REQUIREMENTS: Each line from the top of the listing through the one holding "yticks = [0, 50, 100, 150, 200, 250]" should be restated word for word, with nothing added and no pictures.

DATA LINES:

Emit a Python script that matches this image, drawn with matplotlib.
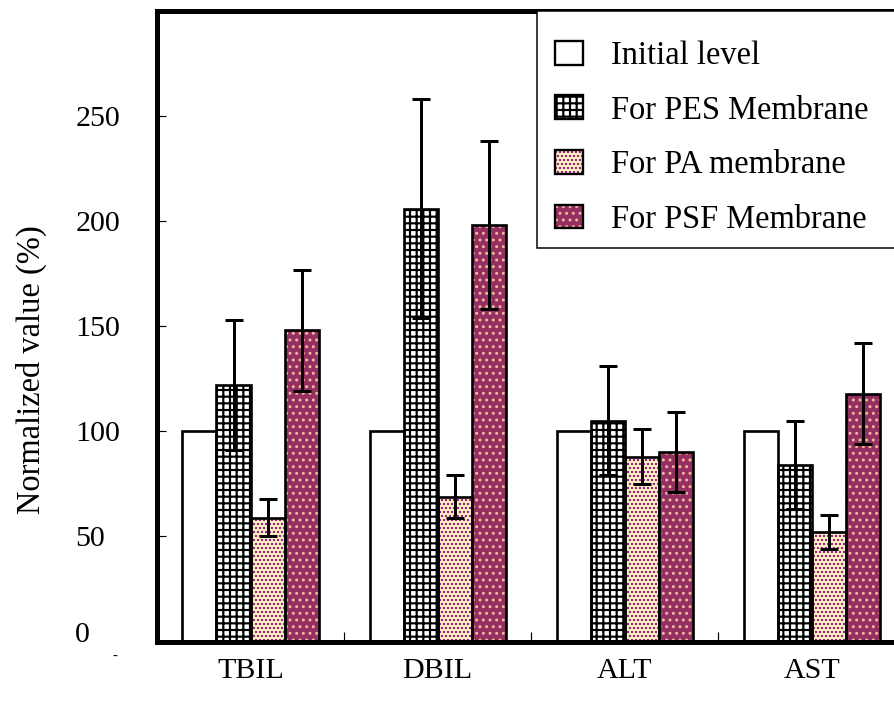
import numpy as np
import matplotlib
matplotlib.use("Agg")
import matplotlib.pyplot as plt
from matplotlib.patches import Patch, Rectangle
from matplotlib.legend_handler import HandlerTuple, HandlerPatch

# ---------------------------------------------------------------------------
# Data
# ---------------------------------------------------------------------------
categories = ["TBIL", "DBIL", "ALT", "AST"]
series     = ["Initial level", "For PES Membrane", "For PA membrane", "For PSF Membrane"]

initial  = [100, 100, 100, 100]
pes      = [122, 206, 105, 84]
pes_err  = [31, 52, 26, 21]
pa       = [59, 69, 88, 52]
pa_err   = [9, 10, 13, 8]
psf      = [148, 198, 90, 118]
psf_err  = [29, 40, 19, 24]

yticks = [0, 50, 100, 150, 200, 250]

# ---------------------------------------------------------------------------
# Style
# ---------------------------------------------------------------------------
DPI    = 120
FONT   = "Liberation Serif"
BAR_W  = 0.182

# face, hatch, hatch colour, hatch linewidth
STYLES = [
    ("white",   None,    "black",   0.0),
    ("white",   "+++",   "black",   1.3),
    ("#fff6c2", "ooooo", "#9a2a88", 0.45),
    ("#942f62", "...",   "#f3b79a", 1.0),
]

plt.rcParams["font.family"] = [FONT, "DejaVu Serif"]

fig = plt.figure(figsize=(894 / DPI, 712 / DPI), dpi=DPI)
# axes run past the right edge of the canvas, like in the reference
ax = fig.add_axes([0.1756, 0.0990, 0.8372, 0.8855])

x = np.arange(len(categories))
values = [initial, pes, pa, psf]
errors = [None, pes_err, pa_err, psf_err]

for i, (vals, errs) in enumerate(zip(values, errors)):
    face, hatch, hcol, hlw = STYLES[i]
    pos = x + (i - 1.5) * BAR_W
    with plt.rc_context({"hatch.linewidth": hlw}):
        fill = ax.bar(pos, vals, BAR_W, color=face, edgecolor=hcol,
                      hatch=hatch, linewidth=0, zorder=2)
    for p in fill:
        if hasattr(p, "set_hatch_linewidth"):
            p.set_hatch_linewidth(hlw)
    ax.bar(pos, vals, BAR_W, fill=False, edgecolor="black",
           linewidth=1.6, zorder=3)
    if errs is not None:
        ax.errorbar(pos, vals, yerr=errs, fmt="none", ecolor="black",
                    elinewidth=1.8, capsize=5.5, capthick=1.8, zorder=4)

# --- axes ---
ax.set_xlim(-0.5, 3.5)
ax.set_ylim(0, 300)

ax.set_xticks(x)
ax.set_xticklabels(categories, fontsize=18)
ax.set_xticks(x[:-1] + 0.5, minor=True)
ax.tick_params(axis="x", which="major", length=0, pad=9.6)
ax.tick_params(axis="x", which="minor", direction="in", length=6, width=0.7)

ax.set_yticks(yticks)
ax.set_yticklabels([str(t) for t in yticks], fontsize=18)
ax.tick_params(axis="y", direction="in", length=5.4, width=0.7, pad=49)
for lab in ax.get_yticklabels():
    lab.set_horizontalalignment("left")
ax.get_yticklabels()[0].set_verticalalignment("baseline")

ax.set_ylabel("Normalized value (%)", fontsize=19.5)
ax.yaxis.set_label_coords(-0.147, 0.431)

for side in ("left", "top", "bottom"):
    ax.spines[side].set_linewidth(3)
ax.spines["right"].set_visible(False)

ax.text(-0.056, -0.024, "-", transform=ax.transAxes, fontsize=9,
        ha="center", va="center")

# --- legend: box drawn separately, entries placed inside it ---
ax.add_patch(Rectangle((0.508, 0.624), 0.6, 0.376, transform=ax.transAxes,
                       facecolor="white", edgecolor="black", linewidth=0.9,
                       zorder=5, clip_on=False))

handles = []
for face, hatch, hcol, hlw in STYLES:
    with plt.rc_context({"hatch.linewidth": hlw}):
        inner = Patch(facecolor=face, edgecolor=hcol, hatch=hatch, linewidth=0)
    if hasattr(inner, "set_hatch_linewidth"):
        inner.set_hatch_linewidth(hlw)
    outer = Patch(fill=False, edgecolor="black", linewidth=1.4)
    handles.append((inner, outer))


def copy_hatch(legend_handle, orig_handle):
    legend_handle.update_from(orig_handle)
    if hasattr(orig_handle, "get_hatch_linewidth"):
        legend_handle.set_hatch_linewidth(orig_handle.get_hatch_linewidth())


leg = ax.legend(handles, series, loc="upper left",
                bbox_to_anchor=(0.532, 0.953), borderaxespad=0, borderpad=0,
                fontsize=19.5, frameon=False,
                handler_map={tuple: HandlerTuple(ndivide=1, pad=0),
                             Patch: HandlerPatch(update_func=copy_hatch)},
                handlelength=0.86, handleheight=0.75, handletextpad=0.85,
                labelspacing=0.74)
leg.set_zorder(6)

fig.savefig("out.png", dpi=DPI)
plt.close(fig)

TASK RESPONSE:
Emit a Python script that matches this image, drawn with matplotlib.
import numpy as np
import matplotlib
matplotlib.use("Agg")
import matplotlib.pyplot as plt
from matplotlib.patches import Patch, Rectangle
from matplotlib.legend_handler import HandlerTuple, HandlerPatch

# ---------------------------------------------------------------------------
# Data
# ---------------------------------------------------------------------------
categories = ["TBIL", "DBIL", "ALT", "AST"]
series     = ["Initial level", "For PES Membrane", "For PA membrane", "For PSF Membrane"]

initial  = [100, 100, 100, 100]
pes      = [122, 206, 105, 84]
pes_err  = [31, 52, 26, 21]
pa       = [59, 69, 88, 52]
pa_err   = [9, 10, 13, 8]
psf      = [148, 198, 90, 118]
psf_err  = [29, 40, 19, 24]

yticks = [0, 50, 100, 150, 200, 250]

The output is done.